▶ TASK BRIEF
Check each line for the string "this", then give only how many lines have it.

▶ GIVEN DATA

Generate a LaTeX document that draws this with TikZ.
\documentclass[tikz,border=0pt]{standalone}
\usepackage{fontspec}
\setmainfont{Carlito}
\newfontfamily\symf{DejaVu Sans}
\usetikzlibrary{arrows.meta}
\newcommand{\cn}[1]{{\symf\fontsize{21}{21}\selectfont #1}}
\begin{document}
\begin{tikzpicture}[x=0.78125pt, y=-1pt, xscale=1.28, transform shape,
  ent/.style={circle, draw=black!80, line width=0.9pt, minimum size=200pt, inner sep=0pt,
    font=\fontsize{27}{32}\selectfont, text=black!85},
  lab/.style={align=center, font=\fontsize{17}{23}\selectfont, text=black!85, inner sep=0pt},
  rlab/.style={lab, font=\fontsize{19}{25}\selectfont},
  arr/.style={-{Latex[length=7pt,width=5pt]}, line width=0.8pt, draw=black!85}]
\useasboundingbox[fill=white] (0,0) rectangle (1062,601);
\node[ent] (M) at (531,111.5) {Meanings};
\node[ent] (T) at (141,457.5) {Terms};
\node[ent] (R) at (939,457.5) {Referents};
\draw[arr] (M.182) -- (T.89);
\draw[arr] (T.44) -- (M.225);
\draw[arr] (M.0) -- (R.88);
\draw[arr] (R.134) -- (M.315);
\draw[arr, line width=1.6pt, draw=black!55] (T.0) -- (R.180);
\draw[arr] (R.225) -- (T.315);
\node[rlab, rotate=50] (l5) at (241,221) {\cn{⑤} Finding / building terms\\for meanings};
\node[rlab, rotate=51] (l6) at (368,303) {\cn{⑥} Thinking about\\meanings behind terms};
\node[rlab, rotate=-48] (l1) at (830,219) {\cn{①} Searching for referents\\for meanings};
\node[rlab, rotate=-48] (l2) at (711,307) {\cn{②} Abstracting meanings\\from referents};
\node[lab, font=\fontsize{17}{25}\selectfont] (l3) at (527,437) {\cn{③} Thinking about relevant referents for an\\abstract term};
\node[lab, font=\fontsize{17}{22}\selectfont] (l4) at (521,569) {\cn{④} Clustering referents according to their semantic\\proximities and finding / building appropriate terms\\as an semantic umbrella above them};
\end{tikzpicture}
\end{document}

---

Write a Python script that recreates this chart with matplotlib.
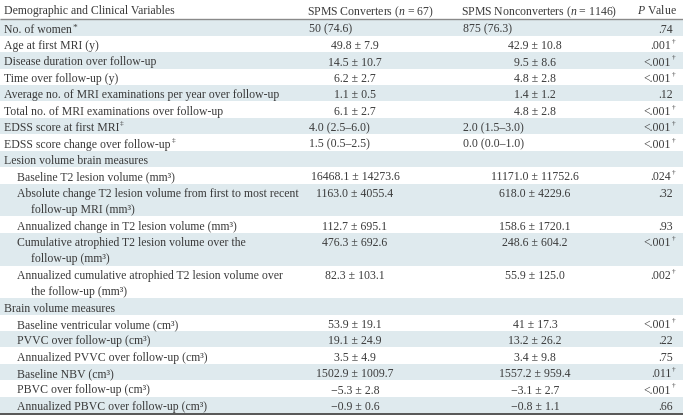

▶ EXERCISE OUTPUT
2